WNSF: A strong sense of place is vital to any great adventure story. What role does research play in your writing? How did you make your setting feel realistic?

Elodie: A sense of physical place is vital to all my novels. The Wolf Den trilogy is set in Pompeii where so much survives, from frescoes to taverns, but clearly there’s not as much left of Iceni Britain! To recreate it I drew on my knowledge of the landscape of East Anglia, the wildest parts of the English countryside, and remnants of Boudicca’s time at Colchester Castle, the British Museum or Fishbourne Roman Palace. I also visited Butser Ancient Farm in Sussex which includes reconstructed Iron Age roundhouses, similar to those Solina would have known. To research the Roman side of the novel, I visited Nero’s Golden Palace in Rome, the Forum and Trajan’s Markets (among many places!) to try and get a sense of the sights Solina would have encountered. I find physical objects and paintings highly evocative too, and surviving Roman frescoes and mosaics always play a huge role in helping me visualise this period, giving a sense of how vibrant and colourful life would have looked. It was not the white-washed marble of the ruins we can see now.

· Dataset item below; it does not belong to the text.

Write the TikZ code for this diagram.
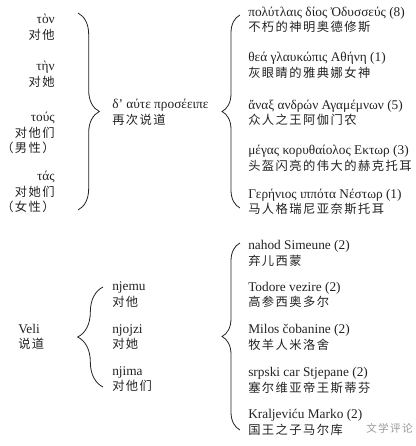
\documentclass[tikz,border=0pt]{standalone}
\usepackage{fontspec}
\setmainfont{Liberation Serif}
\newfontfamily\cjk{Noto Sans CJK SC}[LetterSpace=12]
\usetikzlibrary{decorations.pathreplacing}
\definecolor{ink}{HTML}{222222}
\definecolor{mark}{HTML}{9A9A9A}
\newcommand{\zh}[1]{{\cjk\fontsize{9.2}{11.6}\selectfont #1}}

\tikzset{
  lbl/.style={font=\fontsize{10}{11.6}\selectfont, text=ink, inner sep=0pt, align=left, anchor=west},
  lblr/.style={lbl, align=right, anchor=east},
  curly/.style={draw=ink, line width=0.6pt, decorate, decoration={brace, amplitude=#1, aspect=0.5}}
}

\begin{document}
\begin{tikzpicture}[x=0.75pt,y=-0.75pt]
\useasboundingbox (0,0) rectangle (416,446);

% Homeric formulas
\node[lblr] (ton)  at (55,27.5) {τὸν\\\zh{对他}};
\node[lblr] (tin)  at (55,74.5) {τὴν\\\zh{对她}};
\node[lblr] (tous) at (55,133)  {τούς\\\zh{对他们}\\\zh{（男性）}};
\node[lblr] (tas)  at (55,192)  {τάς\\\zh{对她们}\\\zh{（女性）}};

\coordinate (b1t) at (78,13);
\coordinate (b1b) at (78,210);
\draw[curly=16pt] (b1t) -- (b1b);

\node[lbl] (say) at (112,112.5) {δ' αύτε προσέειπε\\\zh{再次说道}};

\coordinate (b2t) at (240,15);
\coordinate (b2b) at (240,208);
\draw[curly=13.5pt] (b2b) -- (b2t);

\node[lbl] (od) at (248,20)    {πολύτλαις δίος Ὀδυσσεύς (8)\\\zh{不朽的神明奥德修斯}};
\node[lbl] (at) at (248,65.5)  {θεά γλαυκώπις Αθήνη (1)\\\zh{灰眼睛的雅典娜女神}};
\node[lbl] (ag) at (248,113)   {ἄναξ ανδρών Αγαμέμνων (5)\\\zh{众人之王阿伽门农}};
\node[lbl] (he) at (248,158.5) {μέγας κορυθαίολος Εκτωρ (3)\\\zh{头盔闪亮的伟大的赫克托耳}};
\node[lbl] (ne) at (248,202)   {Γερήνιος ιππότα Νέστωρ (1)\\\zh{马人格瑞尼亚奈斯托耳}};

% Serbian formulas
\node[lbl] (veli) at (18,337) {Veli\\\zh{说道}};

\coordinate (b3t) at (103,287);
\coordinate (b3b) at (103,387);
\draw[curly=19pt] (b3b) -- (b3t);

\node[lbl] (njemu)  at (112,294.5) {njemu\\\zh{对他}};
\node[lbl] (njojzi) at (112,337)   {njojzi\\\zh{对她}};
\node[lbl] (njima)  at (112,379)   {njima\\\zh{对他们}};

\coordinate (b4t) at (240,243);
\coordinate (b4b) at (240,430);
\draw[curly=13.5pt] (b4b) -- (b4t);

\node[lbl] (sim) at (248,253.5) {nahod Simeune (2)\\\zh{弃儿西蒙}};
\node[lbl] (tod) at (248,295)   {Todore vezire (2)\\\zh{高参西奥多尔}};
\node[lbl] (mil) at (248,337.5) {Milos čobanine (2)\\\zh{牧羊人米洛舍}};
\node[lbl] (stj) at (248,380.5) {srpski car Stjepane (2)\\\zh{塞尔维亚帝王斯蒂芬}};
\node[lbl] (mar) at (248,422.5) {Kraljeviću Marko (2)\\\zh{国王之子马尔库}};

\node[lbl, text=mark] (wm) at (366,428) {\cjk\fontsize{8}{9}\selectfont 文学评论};
\end{tikzpicture}
\end{document}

WNSF: Thank you so much for answering our questions, and congratulations again on your shortlisting!

Buy the Book:

About the Author: 

Elodie Harper is the award-winning author of the bestselling Wolf Den trilogy, set in ancient Pompeii. The first book in the series, The Wolf Den, was a Waterstones Book of the Month, and the second, The House with the Golden Door, was a Sunday Times bestseller. Alongside her career as a writer, Elodie has worked as a reporter at ITV News and producer at Channel 4.

What Our Reviewers Said:

"From the very first pages, Boudicca’s Daughter seizes you and refuses to let go, delivering exactly what an adventure novel should: scale, danger, transformation, and that irresistible pull that leaves you with no choice but to get on board. There is such confidence in this writing. Honestly, I inhaled it. Fierce, transporting, emotionally charged, and completely immersive."

"Elodie Harper’s Boudicca’s Daughter is the best book I’ve read so far in 2026. This book has everything I could ask for."